▶ [Recorded data]:
○ ○ ○

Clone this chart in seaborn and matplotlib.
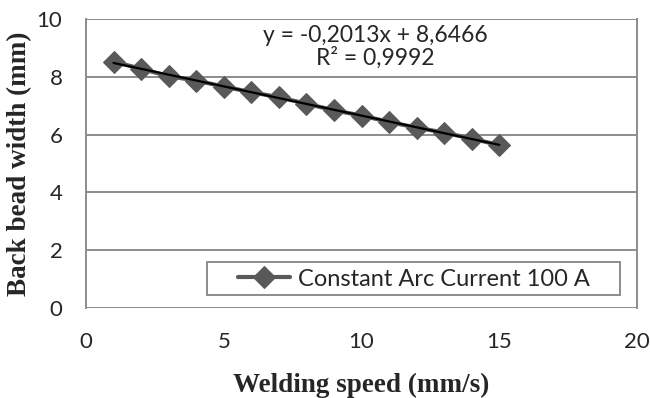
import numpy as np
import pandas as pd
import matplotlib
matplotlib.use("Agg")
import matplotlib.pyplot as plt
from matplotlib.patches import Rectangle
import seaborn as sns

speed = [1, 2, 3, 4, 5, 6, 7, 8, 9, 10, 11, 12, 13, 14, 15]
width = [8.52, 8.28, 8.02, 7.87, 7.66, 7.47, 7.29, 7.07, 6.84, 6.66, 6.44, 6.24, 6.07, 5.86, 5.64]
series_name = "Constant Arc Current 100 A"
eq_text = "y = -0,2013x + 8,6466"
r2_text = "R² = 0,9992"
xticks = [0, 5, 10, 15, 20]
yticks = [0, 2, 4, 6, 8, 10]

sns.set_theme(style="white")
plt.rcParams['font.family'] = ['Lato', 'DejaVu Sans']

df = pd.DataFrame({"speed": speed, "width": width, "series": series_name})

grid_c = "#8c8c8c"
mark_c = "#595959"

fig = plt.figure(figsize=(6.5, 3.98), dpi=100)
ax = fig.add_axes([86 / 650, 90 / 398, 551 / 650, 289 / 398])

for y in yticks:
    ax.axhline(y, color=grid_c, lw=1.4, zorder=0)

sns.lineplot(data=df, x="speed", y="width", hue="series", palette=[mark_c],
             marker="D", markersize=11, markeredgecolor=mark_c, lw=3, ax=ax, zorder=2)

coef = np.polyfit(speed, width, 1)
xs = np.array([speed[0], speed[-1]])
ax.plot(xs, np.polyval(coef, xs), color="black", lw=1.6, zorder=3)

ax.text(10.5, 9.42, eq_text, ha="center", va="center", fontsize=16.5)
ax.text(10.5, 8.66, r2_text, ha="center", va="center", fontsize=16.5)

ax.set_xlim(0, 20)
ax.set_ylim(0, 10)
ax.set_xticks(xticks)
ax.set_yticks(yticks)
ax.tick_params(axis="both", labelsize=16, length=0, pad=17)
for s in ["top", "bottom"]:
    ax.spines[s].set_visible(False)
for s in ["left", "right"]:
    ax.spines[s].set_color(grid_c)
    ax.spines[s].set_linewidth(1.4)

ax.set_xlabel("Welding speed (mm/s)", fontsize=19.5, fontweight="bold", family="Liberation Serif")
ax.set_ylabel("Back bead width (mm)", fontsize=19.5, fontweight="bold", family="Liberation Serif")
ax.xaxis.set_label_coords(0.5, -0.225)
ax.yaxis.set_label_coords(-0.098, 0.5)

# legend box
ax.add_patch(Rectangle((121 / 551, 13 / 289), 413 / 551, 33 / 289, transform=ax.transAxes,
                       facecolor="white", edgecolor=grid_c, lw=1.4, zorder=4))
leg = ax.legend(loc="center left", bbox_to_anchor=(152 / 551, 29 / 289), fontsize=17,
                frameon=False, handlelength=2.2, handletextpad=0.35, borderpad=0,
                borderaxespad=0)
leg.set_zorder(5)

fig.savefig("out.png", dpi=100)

○ ○ ○

▶ [Directions for this task]: Leave out the pictures and print every line of the data exactly.

▶ [Response]:
Clone this chart in seaborn and matplotlib.
import numpy as np
import pandas as pd
import matplotlib
matplotlib.use("Agg")
import matplotlib.pyplot as plt
from matplotlib.patches import Rectangle
import seaborn as sns

speed = [1, 2, 3, 4, 5, 6, 7, 8, 9, 10, 11, 12, 13, 14, 15]
width = [8.52, 8.28, 8.02, 7.87, 7.66, 7.47, 7.29, 7.07, 6.84, 6.66, 6.44, 6.24, 6.07, 5.86, 5.64]
series_name = "Constant Arc Current 100 A"
eq_text = "y = -0,2013x + 8,6466"
r2_text = "R² = 0,9992"
xticks = [0, 5, 10, 15, 20]
yticks = [0, 2, 4, 6, 8, 10]

sns.set_theme(style="white")
plt.rcParams['font.family'] = ['Lato', 'DejaVu Sans']

df = pd.DataFrame({"speed": speed, "width": width, "series": series_name})

grid_c = "#8c8c8c"
mark_c = "#595959"

fig = plt.figure(figsize=(6.5, 3.98), dpi=100)
ax = fig.add_axes([86 / 650, 90 / 398, 551 / 650, 289 / 398])

for y in yticks:
    ax.axhline(y, color=grid_c, lw=1.4, zorder=0)

sns.lineplot(data=df, x="speed", y="width", hue="series", palette=[mark_c],
             marker="D", markersize=11, markeredgecolor=mark_c, lw=3, ax=ax, zorder=2)

coef = np.polyfit(speed, width, 1)
xs = np.array([speed[0], speed[-1]])
ax.plot(xs, np.polyval(coef, xs), color="black", lw=1.6, zorder=3)

ax.text(10.5, 9.42, eq_text, ha="center", va="center", fontsize=16.5)
ax.text(10.5, 8.66, r2_text, ha="center", va="center", fontsize=16.5)

ax.set_xlim(0, 20)
ax.set_ylim(0, 10)
ax.set_xticks(xticks)
ax.set_yticks(yticks)
ax.tick_params(axis="both", labelsize=16, length=0, pad=17)
for s in ["top", "bottom"]:
    ax.spines[s].set_visible(False)
for s in ["left", "right"]:
    ax.spines[s].set_color(grid_c)
    ax.spines[s].set_linewidth(1.4)

ax.set_xlabel("Welding speed (mm/s)", fontsize=19.5, fontweight="bold", family="Liberation Serif")
ax.set_ylabel("Back bead width (mm)", fontsize=19.5, fontweight="bold", family="Liberation Serif")
ax.xaxis.set_label_coords(0.5, -0.225)
ax.yaxis.set_label_coords(-0.098, 0.5)

# legend box
ax.add_patch(Rectangle((121 / 551, 13 / 289), 413 / 551, 33 / 289, transform=ax.transAxes,
                       facecolor="white", edgecolor=grid_c, lw=1.4, zorder=4))
leg = ax.legend(loc="center left", bbox_to_anchor=(152 / 551, 29 / 289), fontsize=17,
                frameon=False, handlelength=2.2, handletextpad=0.35, borderpad=0,
                borderaxespad=0)
leg.set_zorder(5)

fig.savefig("out.png", dpi=100)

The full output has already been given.